>> BEGIN Available records

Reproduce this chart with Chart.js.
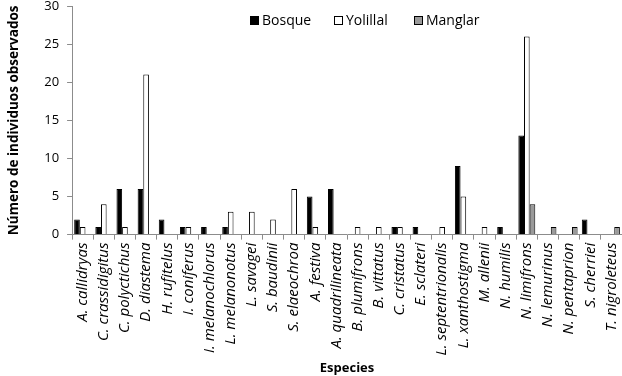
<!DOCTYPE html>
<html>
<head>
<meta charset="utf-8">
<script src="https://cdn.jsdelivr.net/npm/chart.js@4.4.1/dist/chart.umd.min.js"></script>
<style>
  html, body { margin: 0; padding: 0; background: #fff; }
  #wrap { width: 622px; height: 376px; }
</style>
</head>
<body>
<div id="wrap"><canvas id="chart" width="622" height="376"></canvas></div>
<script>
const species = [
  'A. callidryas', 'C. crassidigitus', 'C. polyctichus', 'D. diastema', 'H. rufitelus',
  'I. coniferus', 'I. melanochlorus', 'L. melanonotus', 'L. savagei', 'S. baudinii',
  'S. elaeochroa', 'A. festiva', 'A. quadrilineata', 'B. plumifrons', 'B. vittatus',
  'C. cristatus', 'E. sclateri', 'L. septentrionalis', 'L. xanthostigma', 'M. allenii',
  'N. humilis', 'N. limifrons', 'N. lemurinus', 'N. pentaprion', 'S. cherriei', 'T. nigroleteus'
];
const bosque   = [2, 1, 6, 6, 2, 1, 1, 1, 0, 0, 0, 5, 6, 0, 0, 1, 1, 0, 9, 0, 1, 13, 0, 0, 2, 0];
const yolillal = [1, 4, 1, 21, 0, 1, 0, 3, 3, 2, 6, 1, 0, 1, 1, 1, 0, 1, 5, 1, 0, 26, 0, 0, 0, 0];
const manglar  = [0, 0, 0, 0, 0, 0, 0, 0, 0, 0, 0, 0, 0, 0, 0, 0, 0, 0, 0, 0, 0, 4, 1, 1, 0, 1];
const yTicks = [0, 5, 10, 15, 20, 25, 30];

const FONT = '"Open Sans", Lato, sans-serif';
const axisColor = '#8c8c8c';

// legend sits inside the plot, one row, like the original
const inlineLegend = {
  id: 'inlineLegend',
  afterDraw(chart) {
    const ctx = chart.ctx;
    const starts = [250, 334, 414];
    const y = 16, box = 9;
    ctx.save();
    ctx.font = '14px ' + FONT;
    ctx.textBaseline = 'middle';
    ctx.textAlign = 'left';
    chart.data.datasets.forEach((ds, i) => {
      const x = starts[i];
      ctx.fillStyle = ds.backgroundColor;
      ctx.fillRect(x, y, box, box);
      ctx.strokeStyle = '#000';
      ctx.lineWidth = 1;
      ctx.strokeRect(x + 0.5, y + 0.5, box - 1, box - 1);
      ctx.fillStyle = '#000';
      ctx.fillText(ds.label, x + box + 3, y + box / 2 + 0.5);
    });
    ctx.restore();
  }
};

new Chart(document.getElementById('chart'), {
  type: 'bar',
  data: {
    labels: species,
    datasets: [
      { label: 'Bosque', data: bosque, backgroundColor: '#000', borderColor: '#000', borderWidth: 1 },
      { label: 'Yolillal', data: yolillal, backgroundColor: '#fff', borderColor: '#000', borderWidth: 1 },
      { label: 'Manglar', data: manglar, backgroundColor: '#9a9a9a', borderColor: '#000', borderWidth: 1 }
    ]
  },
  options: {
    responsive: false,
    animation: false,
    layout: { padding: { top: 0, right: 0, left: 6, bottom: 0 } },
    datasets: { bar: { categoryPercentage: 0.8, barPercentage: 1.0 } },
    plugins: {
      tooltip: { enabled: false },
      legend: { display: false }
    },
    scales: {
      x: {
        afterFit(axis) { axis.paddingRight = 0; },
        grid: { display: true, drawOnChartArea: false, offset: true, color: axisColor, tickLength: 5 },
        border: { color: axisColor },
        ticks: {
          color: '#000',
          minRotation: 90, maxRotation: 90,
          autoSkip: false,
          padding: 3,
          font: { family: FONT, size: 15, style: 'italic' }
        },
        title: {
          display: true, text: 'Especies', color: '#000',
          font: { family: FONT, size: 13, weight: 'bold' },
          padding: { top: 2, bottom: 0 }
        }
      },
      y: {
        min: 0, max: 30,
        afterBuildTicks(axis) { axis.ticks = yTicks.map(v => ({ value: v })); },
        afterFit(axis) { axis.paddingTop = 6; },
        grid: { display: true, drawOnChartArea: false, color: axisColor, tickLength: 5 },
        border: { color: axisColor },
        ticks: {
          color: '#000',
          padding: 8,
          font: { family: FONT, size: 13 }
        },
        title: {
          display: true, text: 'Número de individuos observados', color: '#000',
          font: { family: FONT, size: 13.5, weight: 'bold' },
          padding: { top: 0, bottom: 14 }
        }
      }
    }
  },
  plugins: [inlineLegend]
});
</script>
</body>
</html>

>> END Available records
>> BEGIN Available records

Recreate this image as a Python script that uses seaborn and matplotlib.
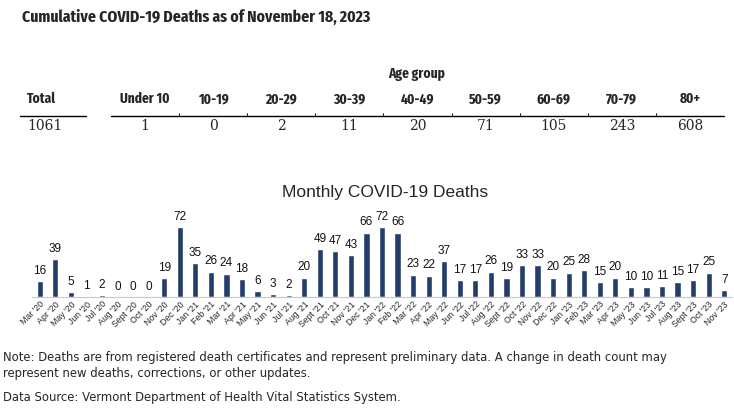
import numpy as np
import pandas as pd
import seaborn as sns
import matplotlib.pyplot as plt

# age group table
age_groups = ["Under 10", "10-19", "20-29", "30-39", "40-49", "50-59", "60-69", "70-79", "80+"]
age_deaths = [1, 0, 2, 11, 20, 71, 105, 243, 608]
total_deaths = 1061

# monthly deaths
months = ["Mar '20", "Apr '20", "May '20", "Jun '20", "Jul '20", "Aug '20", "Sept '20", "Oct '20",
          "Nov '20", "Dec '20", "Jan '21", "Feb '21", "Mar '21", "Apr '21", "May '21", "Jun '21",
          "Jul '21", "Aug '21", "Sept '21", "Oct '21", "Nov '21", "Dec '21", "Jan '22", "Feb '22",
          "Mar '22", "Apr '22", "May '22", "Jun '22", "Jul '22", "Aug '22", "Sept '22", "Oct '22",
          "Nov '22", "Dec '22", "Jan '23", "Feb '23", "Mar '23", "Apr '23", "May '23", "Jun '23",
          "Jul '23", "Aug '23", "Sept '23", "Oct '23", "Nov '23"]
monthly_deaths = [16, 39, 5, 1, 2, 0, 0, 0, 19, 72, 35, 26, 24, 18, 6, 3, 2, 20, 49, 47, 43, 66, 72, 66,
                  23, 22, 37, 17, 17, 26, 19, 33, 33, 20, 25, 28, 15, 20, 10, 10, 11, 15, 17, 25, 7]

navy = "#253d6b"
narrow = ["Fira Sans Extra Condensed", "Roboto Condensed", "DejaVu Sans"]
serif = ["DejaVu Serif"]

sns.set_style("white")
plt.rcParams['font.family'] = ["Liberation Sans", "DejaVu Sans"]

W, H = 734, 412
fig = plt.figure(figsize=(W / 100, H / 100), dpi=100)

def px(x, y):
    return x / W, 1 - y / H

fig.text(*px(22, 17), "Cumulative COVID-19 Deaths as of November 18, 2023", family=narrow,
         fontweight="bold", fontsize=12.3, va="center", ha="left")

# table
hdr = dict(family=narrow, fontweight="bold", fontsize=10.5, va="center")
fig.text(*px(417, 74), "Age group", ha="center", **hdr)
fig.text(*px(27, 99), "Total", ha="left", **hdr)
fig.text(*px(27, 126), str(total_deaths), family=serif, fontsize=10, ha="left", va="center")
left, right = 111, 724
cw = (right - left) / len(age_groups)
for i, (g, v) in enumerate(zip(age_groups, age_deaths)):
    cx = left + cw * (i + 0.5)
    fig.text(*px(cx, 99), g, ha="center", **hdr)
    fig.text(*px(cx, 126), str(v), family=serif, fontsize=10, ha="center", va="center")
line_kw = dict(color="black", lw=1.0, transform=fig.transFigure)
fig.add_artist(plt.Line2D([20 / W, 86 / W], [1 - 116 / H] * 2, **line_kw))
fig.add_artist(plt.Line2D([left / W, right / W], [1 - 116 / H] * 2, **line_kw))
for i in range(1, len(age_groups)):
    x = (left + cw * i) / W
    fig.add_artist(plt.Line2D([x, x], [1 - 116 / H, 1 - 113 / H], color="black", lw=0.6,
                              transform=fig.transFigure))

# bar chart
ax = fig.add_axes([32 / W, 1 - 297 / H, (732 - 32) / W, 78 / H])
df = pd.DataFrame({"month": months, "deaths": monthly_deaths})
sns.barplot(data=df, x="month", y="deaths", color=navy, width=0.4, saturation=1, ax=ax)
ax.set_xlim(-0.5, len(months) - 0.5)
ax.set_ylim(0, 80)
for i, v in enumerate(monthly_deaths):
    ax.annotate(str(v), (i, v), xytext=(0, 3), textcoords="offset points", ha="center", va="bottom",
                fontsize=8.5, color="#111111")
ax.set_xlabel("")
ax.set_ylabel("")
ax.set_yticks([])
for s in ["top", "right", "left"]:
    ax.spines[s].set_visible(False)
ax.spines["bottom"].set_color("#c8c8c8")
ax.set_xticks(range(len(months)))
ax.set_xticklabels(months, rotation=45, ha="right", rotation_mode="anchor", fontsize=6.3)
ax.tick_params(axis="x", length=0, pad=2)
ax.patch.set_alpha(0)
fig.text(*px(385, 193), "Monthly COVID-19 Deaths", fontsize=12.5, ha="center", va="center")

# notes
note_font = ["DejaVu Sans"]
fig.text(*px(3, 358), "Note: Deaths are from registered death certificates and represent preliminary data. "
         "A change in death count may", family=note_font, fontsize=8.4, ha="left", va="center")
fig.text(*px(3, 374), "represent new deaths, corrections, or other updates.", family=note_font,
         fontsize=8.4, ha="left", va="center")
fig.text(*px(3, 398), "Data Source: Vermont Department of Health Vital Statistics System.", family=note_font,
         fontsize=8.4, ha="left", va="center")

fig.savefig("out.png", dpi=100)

>> END Available records

Above this task is a listing with pictures in it. Retype only the lines from the one containing "Recreate this image" through the one containing "import matplotlib.pyplot as plt", both included, and not the pictures.

### [Expected answer]
Recreate this image as a Python script that uses seaborn and matplotlib.
import numpy as np
import pandas as pd
import seaborn as sns
import matplotlib.pyplot as plt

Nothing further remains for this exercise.